I consider Nano not as a new science as such, but an important instrument to be used in all fields of material science. Even traditional materials solution did not work without the nanoscale, it is just that we now can look on that scale and understand much better.
You are strongly advocating against the use of bisphenol! How close are we to that?
I advocate against it as the polymer community already developed the replacement solutions for it.
Scientists are usually very reasonable persons: you should question something only if you can replace it by something better. The problem here is inertia of industry.

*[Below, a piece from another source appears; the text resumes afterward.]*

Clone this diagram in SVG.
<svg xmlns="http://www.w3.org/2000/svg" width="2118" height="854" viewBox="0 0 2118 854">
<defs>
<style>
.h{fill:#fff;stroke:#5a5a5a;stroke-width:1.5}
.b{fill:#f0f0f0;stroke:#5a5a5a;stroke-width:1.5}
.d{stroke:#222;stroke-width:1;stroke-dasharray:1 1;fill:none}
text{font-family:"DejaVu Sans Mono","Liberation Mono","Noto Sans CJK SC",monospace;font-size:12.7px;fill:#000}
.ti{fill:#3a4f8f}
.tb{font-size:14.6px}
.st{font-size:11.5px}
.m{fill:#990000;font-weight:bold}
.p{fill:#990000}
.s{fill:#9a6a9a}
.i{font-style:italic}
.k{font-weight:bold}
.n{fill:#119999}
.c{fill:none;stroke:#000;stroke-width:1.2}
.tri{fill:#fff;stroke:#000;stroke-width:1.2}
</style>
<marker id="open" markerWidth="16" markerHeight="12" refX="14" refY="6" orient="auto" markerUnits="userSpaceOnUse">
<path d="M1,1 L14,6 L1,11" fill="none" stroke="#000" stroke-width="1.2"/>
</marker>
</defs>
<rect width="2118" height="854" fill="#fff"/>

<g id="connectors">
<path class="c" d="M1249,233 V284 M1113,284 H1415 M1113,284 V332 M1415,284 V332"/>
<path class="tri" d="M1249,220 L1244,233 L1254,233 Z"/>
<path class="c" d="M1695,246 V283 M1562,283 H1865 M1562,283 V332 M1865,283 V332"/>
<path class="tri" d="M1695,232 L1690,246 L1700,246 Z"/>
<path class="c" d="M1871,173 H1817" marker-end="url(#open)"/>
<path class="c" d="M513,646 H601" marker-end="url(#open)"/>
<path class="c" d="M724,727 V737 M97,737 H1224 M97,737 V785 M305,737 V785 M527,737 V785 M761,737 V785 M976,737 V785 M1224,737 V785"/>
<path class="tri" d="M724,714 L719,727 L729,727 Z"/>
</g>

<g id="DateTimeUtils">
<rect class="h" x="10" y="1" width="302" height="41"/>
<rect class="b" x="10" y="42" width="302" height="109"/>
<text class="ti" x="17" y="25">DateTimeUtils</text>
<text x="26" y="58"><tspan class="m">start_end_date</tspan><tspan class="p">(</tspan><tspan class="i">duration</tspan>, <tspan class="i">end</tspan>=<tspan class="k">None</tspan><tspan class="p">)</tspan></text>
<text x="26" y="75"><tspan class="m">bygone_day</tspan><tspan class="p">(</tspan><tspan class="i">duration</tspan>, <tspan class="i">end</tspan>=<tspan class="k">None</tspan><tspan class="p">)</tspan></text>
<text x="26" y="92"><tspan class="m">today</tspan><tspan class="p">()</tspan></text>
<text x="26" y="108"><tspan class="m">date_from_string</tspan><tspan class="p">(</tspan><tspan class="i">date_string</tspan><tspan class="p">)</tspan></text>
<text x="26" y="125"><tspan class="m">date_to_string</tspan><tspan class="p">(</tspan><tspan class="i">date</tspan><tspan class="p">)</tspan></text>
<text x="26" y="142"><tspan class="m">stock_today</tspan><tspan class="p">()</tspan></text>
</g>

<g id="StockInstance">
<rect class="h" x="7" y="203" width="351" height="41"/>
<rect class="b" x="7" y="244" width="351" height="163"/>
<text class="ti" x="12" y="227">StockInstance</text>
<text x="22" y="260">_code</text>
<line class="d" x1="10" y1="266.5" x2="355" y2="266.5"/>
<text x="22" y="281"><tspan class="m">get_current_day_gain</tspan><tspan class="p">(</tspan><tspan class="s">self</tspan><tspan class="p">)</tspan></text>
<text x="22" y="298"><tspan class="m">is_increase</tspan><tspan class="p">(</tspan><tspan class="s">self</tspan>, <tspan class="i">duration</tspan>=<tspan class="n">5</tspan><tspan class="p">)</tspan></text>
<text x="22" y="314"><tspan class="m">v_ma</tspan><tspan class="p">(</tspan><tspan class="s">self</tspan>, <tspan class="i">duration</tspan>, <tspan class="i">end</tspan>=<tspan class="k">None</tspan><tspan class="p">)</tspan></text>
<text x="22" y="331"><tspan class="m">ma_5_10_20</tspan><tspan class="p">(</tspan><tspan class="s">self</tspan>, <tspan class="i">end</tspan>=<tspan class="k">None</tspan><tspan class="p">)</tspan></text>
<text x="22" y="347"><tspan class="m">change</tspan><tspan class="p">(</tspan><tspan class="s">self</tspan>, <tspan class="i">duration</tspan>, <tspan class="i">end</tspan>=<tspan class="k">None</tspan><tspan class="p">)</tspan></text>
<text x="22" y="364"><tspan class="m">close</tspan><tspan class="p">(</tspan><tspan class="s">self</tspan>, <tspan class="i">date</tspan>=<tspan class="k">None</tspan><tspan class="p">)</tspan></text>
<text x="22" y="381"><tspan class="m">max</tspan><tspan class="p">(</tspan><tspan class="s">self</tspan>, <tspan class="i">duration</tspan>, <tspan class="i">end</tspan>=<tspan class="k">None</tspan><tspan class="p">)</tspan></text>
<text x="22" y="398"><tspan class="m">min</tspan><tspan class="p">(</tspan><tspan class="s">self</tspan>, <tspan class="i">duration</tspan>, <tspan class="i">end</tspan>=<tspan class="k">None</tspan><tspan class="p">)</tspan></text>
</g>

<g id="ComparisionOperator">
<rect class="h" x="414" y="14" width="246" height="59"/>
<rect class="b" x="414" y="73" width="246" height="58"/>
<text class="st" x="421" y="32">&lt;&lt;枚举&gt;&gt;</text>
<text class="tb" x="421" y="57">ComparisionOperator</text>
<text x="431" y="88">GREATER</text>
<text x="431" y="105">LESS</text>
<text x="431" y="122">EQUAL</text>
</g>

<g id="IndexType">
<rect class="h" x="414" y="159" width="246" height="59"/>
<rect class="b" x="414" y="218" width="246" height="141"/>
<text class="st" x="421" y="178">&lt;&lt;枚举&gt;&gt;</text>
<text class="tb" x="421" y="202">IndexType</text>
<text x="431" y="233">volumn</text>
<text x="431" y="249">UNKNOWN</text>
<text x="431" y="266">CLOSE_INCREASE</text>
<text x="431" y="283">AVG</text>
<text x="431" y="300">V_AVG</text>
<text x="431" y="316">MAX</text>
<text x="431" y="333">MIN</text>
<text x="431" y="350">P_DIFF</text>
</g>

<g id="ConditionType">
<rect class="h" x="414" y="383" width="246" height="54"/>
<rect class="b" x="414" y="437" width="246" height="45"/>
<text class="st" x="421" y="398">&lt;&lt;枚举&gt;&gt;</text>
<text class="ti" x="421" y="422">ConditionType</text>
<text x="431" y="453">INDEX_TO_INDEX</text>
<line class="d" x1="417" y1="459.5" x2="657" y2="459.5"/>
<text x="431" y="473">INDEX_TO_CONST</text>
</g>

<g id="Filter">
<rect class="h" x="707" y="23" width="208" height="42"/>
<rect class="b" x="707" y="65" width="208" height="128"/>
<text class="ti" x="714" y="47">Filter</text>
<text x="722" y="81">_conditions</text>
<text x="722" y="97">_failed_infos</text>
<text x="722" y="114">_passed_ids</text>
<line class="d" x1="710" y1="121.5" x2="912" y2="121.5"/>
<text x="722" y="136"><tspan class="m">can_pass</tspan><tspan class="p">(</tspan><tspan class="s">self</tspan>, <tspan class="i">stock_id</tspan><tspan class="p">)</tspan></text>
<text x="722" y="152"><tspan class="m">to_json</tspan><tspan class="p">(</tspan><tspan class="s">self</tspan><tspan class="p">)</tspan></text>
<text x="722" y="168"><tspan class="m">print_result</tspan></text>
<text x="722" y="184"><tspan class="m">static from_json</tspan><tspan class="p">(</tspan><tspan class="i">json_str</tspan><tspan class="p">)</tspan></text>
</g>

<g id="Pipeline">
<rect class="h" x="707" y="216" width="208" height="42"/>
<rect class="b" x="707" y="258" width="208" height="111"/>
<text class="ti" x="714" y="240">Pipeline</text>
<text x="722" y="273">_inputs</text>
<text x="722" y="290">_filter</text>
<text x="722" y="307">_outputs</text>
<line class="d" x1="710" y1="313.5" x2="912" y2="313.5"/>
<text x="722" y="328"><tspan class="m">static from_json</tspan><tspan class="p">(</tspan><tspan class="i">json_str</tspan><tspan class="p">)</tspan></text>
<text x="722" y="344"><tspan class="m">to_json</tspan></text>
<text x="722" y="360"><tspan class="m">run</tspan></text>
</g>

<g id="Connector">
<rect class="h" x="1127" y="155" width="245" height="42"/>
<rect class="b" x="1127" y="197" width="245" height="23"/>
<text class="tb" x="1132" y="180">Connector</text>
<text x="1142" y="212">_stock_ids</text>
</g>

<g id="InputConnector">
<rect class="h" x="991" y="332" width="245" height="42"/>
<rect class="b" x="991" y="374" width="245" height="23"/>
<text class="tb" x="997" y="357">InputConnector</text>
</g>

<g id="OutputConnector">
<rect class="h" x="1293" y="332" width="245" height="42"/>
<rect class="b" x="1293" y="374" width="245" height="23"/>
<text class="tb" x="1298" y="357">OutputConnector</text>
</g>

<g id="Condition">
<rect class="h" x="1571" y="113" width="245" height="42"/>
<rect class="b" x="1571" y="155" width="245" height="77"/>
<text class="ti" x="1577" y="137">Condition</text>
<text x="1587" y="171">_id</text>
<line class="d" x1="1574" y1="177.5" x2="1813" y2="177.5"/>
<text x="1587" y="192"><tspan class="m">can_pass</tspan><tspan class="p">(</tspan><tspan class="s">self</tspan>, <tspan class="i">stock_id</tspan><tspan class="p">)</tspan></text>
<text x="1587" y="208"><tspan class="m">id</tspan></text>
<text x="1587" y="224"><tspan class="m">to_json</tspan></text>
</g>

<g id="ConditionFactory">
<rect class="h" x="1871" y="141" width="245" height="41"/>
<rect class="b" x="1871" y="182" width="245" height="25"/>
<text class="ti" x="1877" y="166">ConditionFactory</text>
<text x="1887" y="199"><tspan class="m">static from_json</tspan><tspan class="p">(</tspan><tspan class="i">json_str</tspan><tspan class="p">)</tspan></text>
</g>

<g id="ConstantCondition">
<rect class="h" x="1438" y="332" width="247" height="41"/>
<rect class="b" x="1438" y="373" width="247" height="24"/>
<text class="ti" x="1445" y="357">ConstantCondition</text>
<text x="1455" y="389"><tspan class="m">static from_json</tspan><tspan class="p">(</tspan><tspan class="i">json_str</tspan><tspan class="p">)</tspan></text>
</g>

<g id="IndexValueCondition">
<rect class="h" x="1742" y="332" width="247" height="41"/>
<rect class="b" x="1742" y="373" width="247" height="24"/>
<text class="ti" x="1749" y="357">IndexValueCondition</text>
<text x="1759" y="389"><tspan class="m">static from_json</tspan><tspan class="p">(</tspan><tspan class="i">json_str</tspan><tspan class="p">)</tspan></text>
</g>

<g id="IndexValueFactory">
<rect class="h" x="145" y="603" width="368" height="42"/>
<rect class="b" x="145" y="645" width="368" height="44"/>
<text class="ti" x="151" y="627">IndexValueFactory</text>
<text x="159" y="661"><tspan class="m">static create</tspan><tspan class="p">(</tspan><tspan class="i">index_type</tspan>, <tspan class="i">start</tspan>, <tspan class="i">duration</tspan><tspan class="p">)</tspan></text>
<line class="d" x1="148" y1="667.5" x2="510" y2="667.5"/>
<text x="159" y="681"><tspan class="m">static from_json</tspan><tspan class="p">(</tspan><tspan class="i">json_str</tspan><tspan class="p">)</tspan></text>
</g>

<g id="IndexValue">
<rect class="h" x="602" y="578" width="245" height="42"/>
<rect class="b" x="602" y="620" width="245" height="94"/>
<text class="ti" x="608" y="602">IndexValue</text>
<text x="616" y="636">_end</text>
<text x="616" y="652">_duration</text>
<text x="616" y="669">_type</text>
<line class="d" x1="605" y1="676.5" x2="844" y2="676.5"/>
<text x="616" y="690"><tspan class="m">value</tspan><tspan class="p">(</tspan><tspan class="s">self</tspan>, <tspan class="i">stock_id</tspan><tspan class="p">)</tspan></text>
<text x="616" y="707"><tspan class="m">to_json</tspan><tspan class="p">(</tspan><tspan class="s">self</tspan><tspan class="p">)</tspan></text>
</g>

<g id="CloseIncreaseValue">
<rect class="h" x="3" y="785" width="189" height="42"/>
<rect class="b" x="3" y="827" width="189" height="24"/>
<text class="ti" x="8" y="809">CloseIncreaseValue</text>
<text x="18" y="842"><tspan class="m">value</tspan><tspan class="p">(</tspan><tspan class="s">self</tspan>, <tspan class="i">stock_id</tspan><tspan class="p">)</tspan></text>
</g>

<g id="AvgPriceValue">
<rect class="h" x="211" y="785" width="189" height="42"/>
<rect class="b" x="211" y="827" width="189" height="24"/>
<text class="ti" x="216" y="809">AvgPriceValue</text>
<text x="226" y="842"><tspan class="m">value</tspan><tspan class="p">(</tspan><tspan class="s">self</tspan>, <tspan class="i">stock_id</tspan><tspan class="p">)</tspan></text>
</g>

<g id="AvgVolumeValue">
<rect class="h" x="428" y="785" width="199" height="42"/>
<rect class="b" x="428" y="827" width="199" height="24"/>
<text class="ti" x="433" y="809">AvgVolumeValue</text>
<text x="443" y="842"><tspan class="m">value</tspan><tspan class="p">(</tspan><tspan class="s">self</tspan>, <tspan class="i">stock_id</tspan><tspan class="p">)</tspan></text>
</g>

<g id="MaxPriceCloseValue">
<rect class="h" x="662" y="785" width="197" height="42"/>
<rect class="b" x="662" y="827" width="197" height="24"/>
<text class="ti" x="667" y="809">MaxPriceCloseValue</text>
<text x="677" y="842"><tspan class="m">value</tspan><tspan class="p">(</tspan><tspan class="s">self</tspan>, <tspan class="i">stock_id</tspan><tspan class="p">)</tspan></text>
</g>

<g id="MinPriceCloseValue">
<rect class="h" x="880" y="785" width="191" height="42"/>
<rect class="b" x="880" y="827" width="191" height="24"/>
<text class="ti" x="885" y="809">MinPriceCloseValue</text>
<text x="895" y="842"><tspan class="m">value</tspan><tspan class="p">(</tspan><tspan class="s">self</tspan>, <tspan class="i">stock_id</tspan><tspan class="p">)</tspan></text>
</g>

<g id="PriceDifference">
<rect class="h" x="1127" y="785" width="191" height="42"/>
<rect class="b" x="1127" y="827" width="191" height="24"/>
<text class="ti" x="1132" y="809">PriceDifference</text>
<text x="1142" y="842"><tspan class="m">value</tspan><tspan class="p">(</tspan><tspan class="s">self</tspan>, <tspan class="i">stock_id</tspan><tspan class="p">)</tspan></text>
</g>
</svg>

Last year you were awarded with IUPAC Selection Top 10 Breakthrough Technologies for “Artificial Humic Matter”. Can you tell us more about this research project?
It is about making polymers from biomass side streams to bring massive fertility improvements to otherwise wasteland soil. It is a “terraforming project”, which is now already successfully run at a number of places around the world. Globalization!
You started in Max Plank Institute with the Kitchen lab, which developed from a teaching tool for children to its current form as a research space with number of projects developing. This was your way toward more sustainable and practical chemistry?
I personally enjoy cooking very much, and there was a move of high end Michelin-star cuisine 20 years ago to use lab instruments and processes to expand culinary sensation: the “molecular cuisine”. We explore now the intellectual inversion, i.e. the use of kitchen instruments to expand science! We could indeed close parts of the so-called “innovation gap” by this trick, while allowing young kids to join research labs without the risks of harming themselves.
What would you recommend to your young colleagues?
Be yourself; find the balance to respect elder wisdom while continuing to question stereotypes or shortcuts of classical knowledge. The most useful hints which are spot-on I however found in literature: https://en.wikipedia.org/wiki/Clarke%27s_three_laws
You will be talking this year on YUCOMAT Conference about the way to a new chemistry on the base of a sustainable and most abundant polymer base?
Yes, I will, as this is potentially the most unexpected for the general cutting edge audience I will find there. Good entertainment while keeping scientific value is obviously important.